WP5: Trustworthy LLM Tuning/Alignment

FHG, AXI, LiU, UOI, MID, FZJ

WP5 will develop and implement techniques that enhance the trustworthiness, alignment, and overall performance of the proposed model. These objectives encompass the creation of multilingual datasets tailored for instruction fine-tuning and RLHF, streamlining the annotation process for RLHF data, establishing rules and principles for Constitutional AI, translating existing evaluation datasets into Germanic languages, and addressing grammatical correctness, bias, and data imbalance in pre-training.

By accomplishing these objectives, we aim to ensure the practical value and reliability of the model across a wide range of applications.

WP6: Efficient LLM Training and Usage

FZJ, UOI, LSP

This work package aims at providing the technical ground for enabling large-scale training in the European HPC environment. On the one hand, this includes providing software frameworks, and deploying them for efficient usage. On the other hand, this implies contributing to technological progress, which make LLMs as efficient in training and application as possible. In this work package, we develop important algorithmic progress to improve the model’s capabilities and at the same time reduce the computational footprint both in training and in evaluation. Furthermore, we will study methods to increase the data-efficiency of the training procedure, reducing data requirements for high-quality models as far as possible We will also study scaling laws and the scaling behaviour of the trained models.
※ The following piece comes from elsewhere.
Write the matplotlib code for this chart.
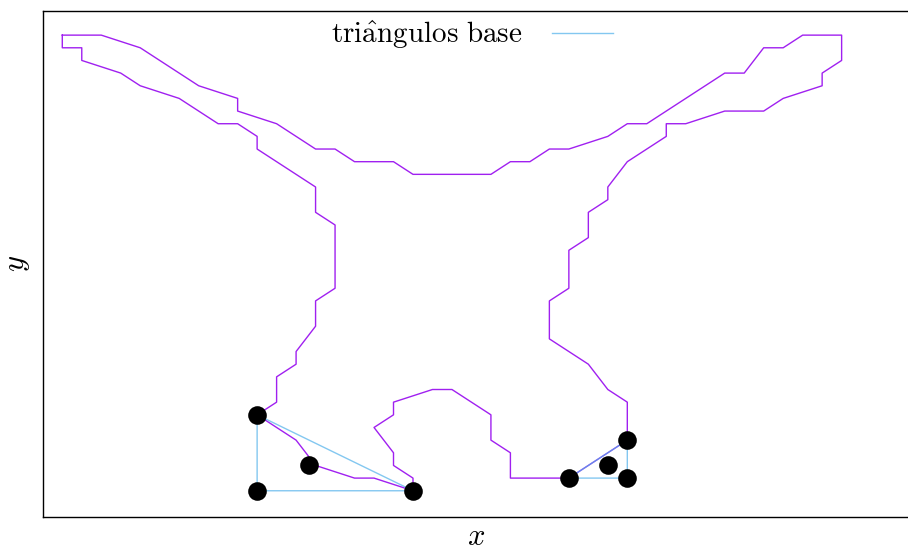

All efficiency considerations will equally affect the computational cost, the power consumption, and the CO2 footprint.
This work package will connect the activities towards foundation models throughout the project and will coordinate the creation D6.6, a final summary report of the LLM models released since the beginning of the project, including capabilities, performance, and trustworthiness.

WP7: Multilingual and Multi-metric LLM Evaluation

AXI, FHG, LiU, LSP, UCPH, UOI, MID, NTNU

This work package consists of the creation of a collection of evaluation objectives, alongside corresponding benchmarking datasets and evaluation protocols, which collectively will be dubbed the Germanic Unified Language Benchmark (GULB). GULB will consist of two main categories. Firstly, a measure of the intrinsic language modelling performance of the models. Secondly, an evaluation of the truthfulness and bias of the model, as well as how aligned the model is with European values. Aside from creating the benchmarking datasets, this work package also consists of the creation of an open-source modular evaluation framework, which lets anybody utilise GULB and other benchmarks in an online environment.

WP8: Use Cases and Applications

TNO, MID, FHG, UOI, FZJ, LSP, NTNU, FHG

The overall objective of this work package to illustrate transferability and generalizability of LLMS and demonstrate their applicability in different domains by designing, technically realizing and showcasing applications. The LLMs capabilities will be demonstrated and assessed (using the evaluation tools from WP7) with focus on their factful, trustworthy, and bias-aware aspects, as well as demonstrating their transferability and generalizability to different applications.

WP9: Communication, Dissemination and Stakeholder Management

LiU, NTNU, LSP, UCPH, AXI, UOI, MID, FHG, FZJ, TNO, AKI

This WP will carry out strategic communication and dissemination, with particular attention to the project’s pathway to impact. It will craft a detailed plan for communication and dissemination, as well as provide all necessary tools for activities. It will address all foreseen target groups on the scientific, economical and societal level. It will establish several communication channels and enable a European ecosystem for LLMs and future Foundation Models (multimodal, multilingual) based on the actions described in the LEAM concept.

WP10: Ethics

LiU, all partners

This work package is responsible for setting up appropriate routines for best ethics practices in TrustLLM, as well as routines for monitoring compliance. We will also develop recommendations for the management of potential situations of conflicting interests wrt ethics aspects and strive to continuously improve awareness. The WP will define how the ALTAI assessment tool will be applied and facilitate the formation and the work of the External Ethics Advisory Board (EEAB).